▶ **TASK BRIEF**:
From the entries below, gather every line containing the string "page".

▶ **Code that draws figures**:
'''
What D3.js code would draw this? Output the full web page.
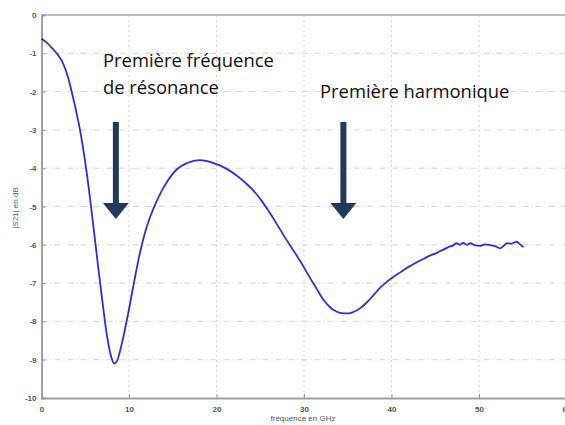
<!DOCTYPE html>
<html><head><meta charset="utf-8">
<script src="https://cdn.jsdelivr.net/npm/d3@7/dist/d3.min.js"></script>
<style>body{margin:0;background:#fff;}svg{display:block;}</style>
</head><body>
<script>
const freqGHz = [0,0.6,1.35,2.0,2.5,3.0,3.5,4.0,4.4,5.0,5.5,6.0,6.5,7.0,7.5,8.0,8.3,8.6,9.16,9.9,10.6,11.26,12.0,12.8,13.6,14.5,15.5,16.6,17.4,18.1,18.8,19.6,20.5,21.4,22.3,23.3,24.2,25.0,25.9,26.9,27.8,28.8,29.9,30.7,31.45,32.2,32.97,33.7,34.5,35.1,35.6,36.4,37.2,38.0,38.7,39.5,40.2,41.0,41.7,42.4,43.1,43.8,44.5,45.0,45.5,46.0,46.5,47.0,47.45,47.8,48.2,48.6,49.0,49.5,50.1,50.7,51.3,51.9,52.4,52.8,53.2,53.7,54.0,54.3,54.6,54.9,55.1];
const s21dB = [-0.62,-0.72,-0.9,-1.08,-1.28,-1.6,-2.05,-2.55,-3.0,-3.85,-4.7,-5.65,-6.62,-7.55,-8.4,-8.95,-9.1,-9.05,-8.6,-7.8,-6.95,-6.2,-5.55,-5.05,-4.65,-4.3,-4.02,-3.87,-3.81,-3.79,-3.81,-3.86,-3.94,-4.05,-4.19,-4.38,-4.58,-4.8,-5.1,-5.46,-5.8,-6.15,-6.55,-6.87,-7.15,-7.43,-7.63,-7.74,-7.79,-7.79,-7.76,-7.66,-7.5,-7.3,-7.12,-6.96,-6.84,-6.72,-6.61,-6.52,-6.43,-6.35,-6.27,-6.23,-6.17,-6.12,-6.06,-6.02,-5.96,-6.0,-5.95,-6.0,-5.96,-6.01,-6.03,-5.99,-6.01,-6.04,-6.09,-6.03,-5.96,-5.97,-5.94,-5.92,-5.97,-6.03,-6.06];
const xTicks = [0,10,20,30,40,50,60];
const yTicks = [0,-1,-2,-3,-4,-5,-6,-7,-8,-9,-10];
const annotations = [
  {lines:["Première fréquence","de résonance"], x:103, y:67, arrowX:8.5},
  {lines:["Première harmonique"], x:320, y:98, arrowX:34.5}
];

const W=565,H=425;
const svg=d3.select("body").append("svg").attr("width",W).attr("height",H);
const m={l:41.5,t:15,r:566.5,b:398};
const x=d3.scaleLinear().domain([0,60]).range([m.l,m.r]);
const y=d3.scaleLinear().domain([-10,0]).range([m.b,m.t]);

// grid
const g=svg.append("g");
g.selectAll(".gx").data(xTicks.slice(1,-1)).enter().append("line")
 .attr("x1",d=>x(d)).attr("x2",d=>x(d)).attr("y1",m.t).attr("y2",m.b)
 .attr("stroke","#d4d4d4").attr("stroke-width",1).attr("stroke-dasharray","2,3");
g.selectAll(".gy").data(yTicks.slice(1,-1)).enter().append("line")
 .attr("x1",m.l).attr("x2",W).attr("y1",d=>y(d)).attr("y2",d=>y(d))
 .attr("stroke","#d4d4d4").attr("stroke-width",1).attr("stroke-dasharray","6,3,1,3");

// frame
svg.append("line").attr("x1",m.l).attr("x2",W).attr("y1",m.t).attr("y2",m.t).attr("stroke","#a8a8a8").attr("stroke-width",1.5);

// axes
const xAxis=svg.append("g").attr("transform",`translate(0,${m.b})`)
 .call(d3.axisBottom(x).tickValues(xTicks).tickSize(-4).tickPadding(8).tickFormat(d3.format("d")));
const yAxis=svg.append("g").attr("transform",`translate(${m.l},0)`)
 .call(d3.axisLeft(y).tickValues(yTicks).tickSize(-4).tickPadding(5).tickFormat(d=>d));
[xAxis,yAxis].forEach(a=>{
  a.select(".domain").attr("stroke","#a0a0a0").attr("stroke-width",2);
  a.selectAll(".tick line").attr("stroke","#999");
  a.selectAll("text").attr("fill","#555").style("font-family","Liberation Sans, Arial, sans-serif")
   .style("font-size","8px").style("font-weight","bold");
});

// labels
svg.append("text").attr("x",303).attr("y",421).attr("text-anchor","middle")
 .style("font-family","Liberation Sans, Arial, sans-serif").style("font-size","8px").attr("fill","#555").text("fréquence en GHz");
svg.append("text").attr("transform","translate(18,208) rotate(-90)").attr("text-anchor","middle")
 .style("font-family","Liberation Sans, Arial, sans-serif").style("font-size","8px").attr("fill","#555").text("|S21| en dB");

// curve
const line=d3.line().x((d,i)=>x(freqGHz[i])).y(d=>y(d)).curve(d3.curveMonotoneX);
svg.append("path").datum(s21dB).attr("d",line).attr("fill","none")
 .attr("stroke","#3030d0").attr("stroke-width",1.8).attr("stroke-linejoin","round");

// annotations
const arrowTop=122, headTop=203, tip=219, half=13, shaftHalf=3;
annotations.forEach(a=>{
  const t=svg.append("text").attr("x",a.x).attr("y",a.y)
    .style("font-family","Open Sans, sans-serif").style("font-size","18.4px").attr("fill","#111");
  a.lines.forEach((l,i)=>t.append("tspan").attr("x",a.x).attr("dy",i?27:0).text(l));
  const cx=x(a.arrowX);
  svg.append("path").attr("fill","#203a5c")
   .attr("d",`M${cx-shaftHalf},${arrowTop}H${cx+shaftHalf}V${headTop}H${cx+half}L${cx},${tip}L${cx-half},${headTop}H${cx-shaftHalf}Z`);
});
</script>
</body></html>
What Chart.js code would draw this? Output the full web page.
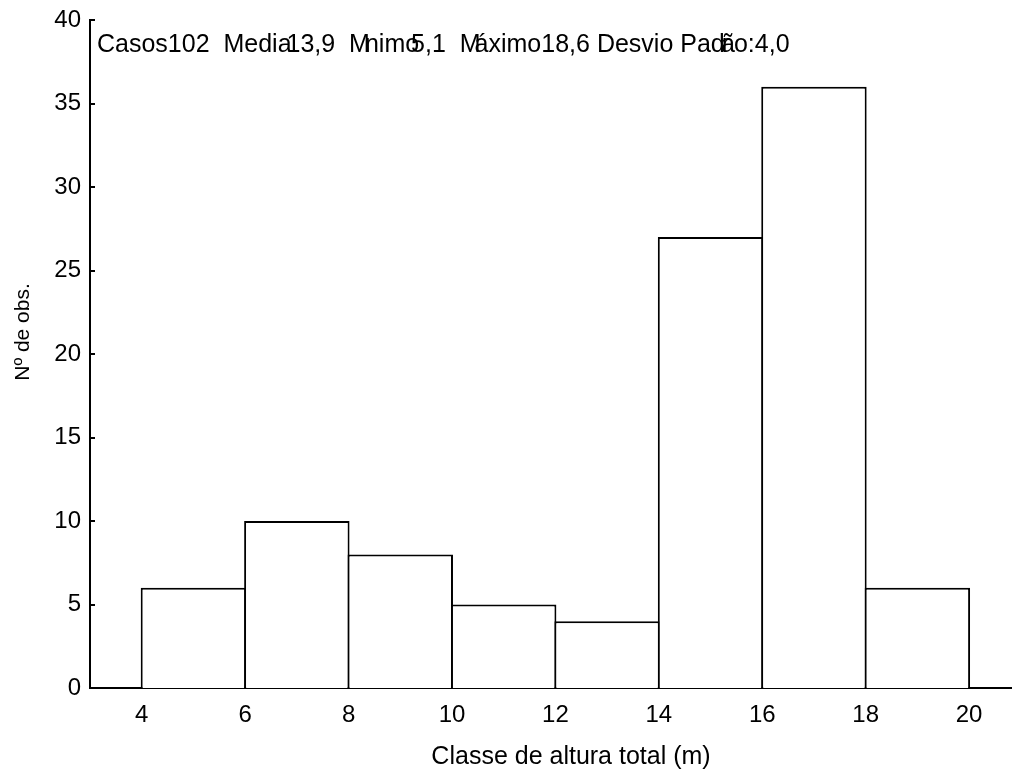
<!DOCTYPE html>
<html>
<head>
<meta charset="utf-8">
<title>Classe de altura total</title>
<script src="https://cdn.jsdelivr.net/npm/chart.js@4.4.1/dist/chart.umd.min.js"></script>
<style>
  html, body { margin: 0; padding: 0; background: #ffffff; overflow: hidden; }
  #wrap { width: 1012px; height: 771px; }
</style>
</head>
<body>
<div id="wrap"><canvas id="chart" width="1012" height="771"></canvas></div>
<script>
// Histogram: class edges (m) and number of observations per class
const binEdges = [4, 6, 8, 10, 12, 14, 16, 18, 20];
const counts = [6, 10, 8, 5, 4, 27, 36, 6];

// Axis tick values
const xTickValues = [4, 6, 8, 10, 12, 14, 16, 18, 20];
const yTickValues = [0, 5, 10, 15, 20, 25, 30, 35, 40];

// Axis titles
const xTitle = 'Classe de altura total (m)';
const yTitle = 'Nº de obs.';

// Summary line, drawn as runs; the number is a shift (px) before each run
const statsRuns = [
  ['Casos102  Media', 0],
  ['13,9  M', -5],
  ['nimo', -5],
  ['5,1  M', -8],
  ['áximo18,6 Desvio Pad', -6],
  ['r', -3],
  ['ã', -9],
  ['o:4,0', -1]
];

const FONT = '"Liberation Sans", Arial, Helvetica, sans-serif';

const barData = counts.map((c, i) => ({ x: (binEdges[i] + binEdges[i + 1]) / 2, y: c }));

// Short tick marks pointing into the plot from the vertical axis
const innerTicks = {
  id: 'innerTicks',
  afterDraw(chart) {
    const { ctx } = chart;
    const y = chart.scales.y;
    const x0 = chart.chartArea.left;
    ctx.save();
    ctx.strokeStyle = '#000';
    ctx.lineWidth = 2;
    yTickValues.forEach(v => {
      const py = Math.round(y.getPixelForValue(v));
      ctx.beginPath();
      ctx.moveTo(x0, py);
      ctx.lineTo(x0 + 5, py);
      ctx.stroke();
    });
    ctx.restore();
  }
};

// Axis titles and the summary line
const texts = {
  id: 'texts',
  afterDraw(chart) {
    const { ctx } = chart;
    const area = chart.chartArea;
    ctx.save();
    ctx.fillStyle = '#000';
    ctx.textBaseline = 'alphabetic';

    // x title
    ctx.font = '25px ' + FONT;
    ctx.textAlign = 'center';
    ctx.fillText(xTitle, 571, 764);

    // y title
    ctx.save();
    ctx.font = '21px ' + FONT;
    ctx.translate(29, 332);
    ctx.rotate(-Math.PI / 2);
    ctx.textAlign = 'center';
    ctx.fillText(yTitle, 0, 0);
    ctx.restore();

    // summary line
    ctx.font = '25px ' + FONT;
    ctx.textAlign = 'left';
    let x = area.left + 7;
    const base = 52;
    statsRuns.forEach(([t, shift]) => {
      x += shift;
      ctx.fillText(t, x, base);
      x += ctx.measureText(t).width;
    });
    ctx.restore();
  }
};

new Chart(document.getElementById('chart'), {
  type: 'bar',
  data: {
    datasets: [{
      data: barData,
      backgroundColor: '#ffffff',
      borderColor: '#000000',
      borderWidth: 2,
      borderSkipped: 'start',
      // a touch wider than the class so neighbouring outlines overlap into one line
      barPercentage: 1.0195,
      categoryPercentage: 1,
      inflateAmount: 0
    }]
  },
  options: {
    responsive: false,
    devicePixelRatio: 1,
    animation: false,
    layout: { padding: { top: 20, right: 0, bottom: 0, left: 0 } },
    plugins: { legend: { display: false }, tooltip: { enabled: false } },
    scales: {
      x: {
        type: 'linear',
        offset: false,
        min: 3,
        max: 20.83,
        afterBuildTicks: s => { s.ticks = xTickValues.map(v => ({ value: v })); },
        afterFit: s => { s.height = 83; },
        grid: { display: false, drawTicks: false },
        border: { display: true, color: '#000', width: 2 },
        ticks: { color: '#000', font: { family: FONT, size: 24 }, padding: 13, maxRotation: 0, autoSkip: false }
      },
      y: {
        min: 0,
        max: 40,
        afterBuildTicks: s => { s.ticks = yTickValues.map(v => ({ value: v })); },
        afterFit: s => { s.width = 90; s.paddingTop = 0; s.paddingBottom = 0; },
        grid: { display: false, drawTicks: false },
        border: { display: true, color: '#000', width: 2 },
        ticks: { color: '#000', font: { family: FONT, size: 24 }, padding: 9 }
      }
    }
  },
  plugins: [innerTicks, texts]
});
</script>
</body>
</html>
'''
▶ **FULL RESPONSE**:
What D3.js code would draw this? Output the full web page.
What Chart.js code would draw this? Output the full web page.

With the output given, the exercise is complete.